Pero, centrándonos en Solitud, ¿qué tiene que fascina a cada nueva generación de lectores? Me atrevería a decir, actualidad y progresismo. Por más que se sitúa en una ermita (en definitiva la de Santa Caterina, de la vecina población de L'Escala, Torroella de Montgrí), Mila, el personaje central, es más progre que todas las grandes hermanas juntas. Sin deseo de explicar el desenlace de la novela, algo odioso, la reacción de Mila ante el embarazo producto de la violación lo suscribe cualquier colectivo feminista.
Por otra parte, el drama se sitúa en un paisaje agreste que no se desdora si lo comparamos a las falacias patéticas de una Emily Brontë.
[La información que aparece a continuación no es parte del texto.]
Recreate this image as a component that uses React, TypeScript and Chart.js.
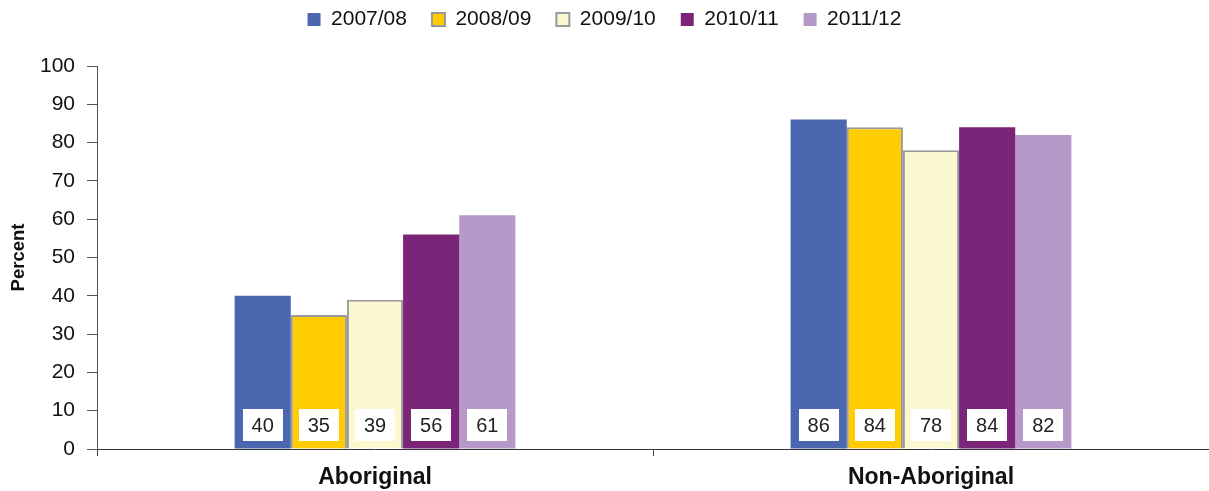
import React, { useEffect, useRef } from "react";
import { Chart, registerables } from "chart.js";

Chart.register(...registerables);

const categories = ["Aboriginal", "Non-Aboriginal"];
const seriesLabels = ["2007/08", "2008/09", "2009/10", "2010/11", "2011/12"];
const v200708 = [40, 86];
const v200809 = [35, 84];
const v200910 = [39, 78];
const v201011 = [56, 84];
const v201112 = [61, 82];
const yTicks = [0, 10, 20, 30, 40, 50, 60, 70, 80, 90, 100];

const fills = ["#4A67B0", "#FFCC00", "#FBF8D0", "#7B2579", "#B699C8"];
const borders = ["#4A67B0", "#999999", "#999999", "#7B2579", "#B699C8"];
const FONT = "'Liberation Sans', Arial, sans-serif";

const labelBoxPlugin = {
  id: "labelBoxes",
  afterDatasetsDraw(chart: any) {
    const ctx = chart.ctx;
    const yScale = chart.scales.y;
    const base = yScale.getPixelForValue(0);
    ctx.save();
    ctx.font = "20px " + FONT;
    ctx.textAlign = "center";
    ctx.textBaseline = "middle";
    chart.data.datasets.forEach((ds: any, di: number) => {
      const meta = chart.getDatasetMeta(di);
      meta.data.forEach((bar: any, i: number) => {
        const w = 40;
        const h = 32;
        const cy = base - 8 - h / 2;
        ctx.fillStyle = "#ffffff";
        ctx.fillRect(Math.round(bar.x - w / 2), Math.round(cy - h / 2), w, h);
        ctx.fillStyle = "#222222";
        ctx.fillText(String(ds.data[i]), bar.x, cy + 1);
      });
    });
    ctx.restore();
  },
};

const legendHeightPlugin = {
  id: "legendHeight",
  beforeLayout(chart: any) {
    const lg = chart.legend;
    if (lg && !lg.__patched) {
      const orig = lg.fit.bind(lg);
      lg.fit = function () {
        orig();
        this.height = 82;
      };
      lg.__patched = true;
    }
  },
};

export default function App() {
  const ref = useRef<HTMLCanvasElement | null>(null);
  useEffect(() => {
    if (!ref.current) return;
    const series = [v200708, v200809, v200910, v201011, v201112];
    const chart = new Chart(ref.current, {
      type: "bar",
      data: {
        labels: categories,
        datasets: series.map((d, i) => ({
          label: seriesLabels[i],
          data: d,
          backgroundColor: fills[i],
          borderColor: borders[i],
          borderWidth: i === 1 || i === 2 ? 2 : 0,
          barPercentage: 1,
          categoryPercentage: 0.505,
        })),
      },
      options: {
        animation: false,
        responsive: false,
        maintainAspectRatio: false,
        layout: { padding: { top: -16, right: 0, left: 0, bottom: 0 } },
        plugins: {
          legend: {
            position: "top",
            labels: {
              boxWidth: 13,
              boxHeight: 13,
              padding: 25,
              color: "#111111",
              font: { size: 21, family: FONT },
            },
          },
          tooltip: { enabled: false },
        },
        scales: {
          x: {
            afterFit: (axis: any) => {
              axis.height = 42;
            },
            grid: {
              drawOnChartArea: false,
              tickLength: 7,
              color: "#444444",
              offset: true,
            },
            border: { color: "#333333", width: 1 },
            ticks: {
              color: "#111111",
              font: { size: 23, weight: "bold", family: FONT },
              padding: 8,
            },
          },
          y: {
            min: 0,
            max: 100,
            afterBuildTicks: (axis: any) => {
              axis.ticks = yTicks.map((v) => ({ value: v }));
            },
            afterFit: (axis: any) => {
              axis.width = 97;
            },
            grid: { drawOnChartArea: false, tickLength: 10, color: "#555555" },
            border: { color: "#555555", width: 1 },
            ticks: {
              color: "#111111",
              font: { size: 21, family: FONT },
              padding: 12,
            },
            title: {
              display: true,
              text: "Percent",
              color: "#111111",
              font: { size: 18.5, weight: "bold", family: FONT },
              padding: { top: 8, bottom: 0 },
            },
          },
        },
      },
      plugins: [labelBoxPlugin, legendHeightPlugin],
    });
    return () => chart.destroy();
  }, []);
  return (
    <div style={{ position: "fixed", left: 0, top: 0, width: 1209, height: 491, background: "#fff" }}>
      <canvas ref={ref} width={1209} height={491} style={{ width: 1209, height: 491 }} />
    </div>
  );
}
Mientras que el insustancial marido de Mila, arrastrado por el juego, es fácil situarlo hoy en un drogadicto, pongamos por caso. Y siempre, la pasión y la compasión recorren las páginas, sin menoscabo de una violencia que, vaya usted a saber, quizá fuera producto de una violencia de género que sufrió aquella Caterina Albert que hemos conocido secularmente como "Víctor Català" y que nos ha regalado una soledad muy sonora.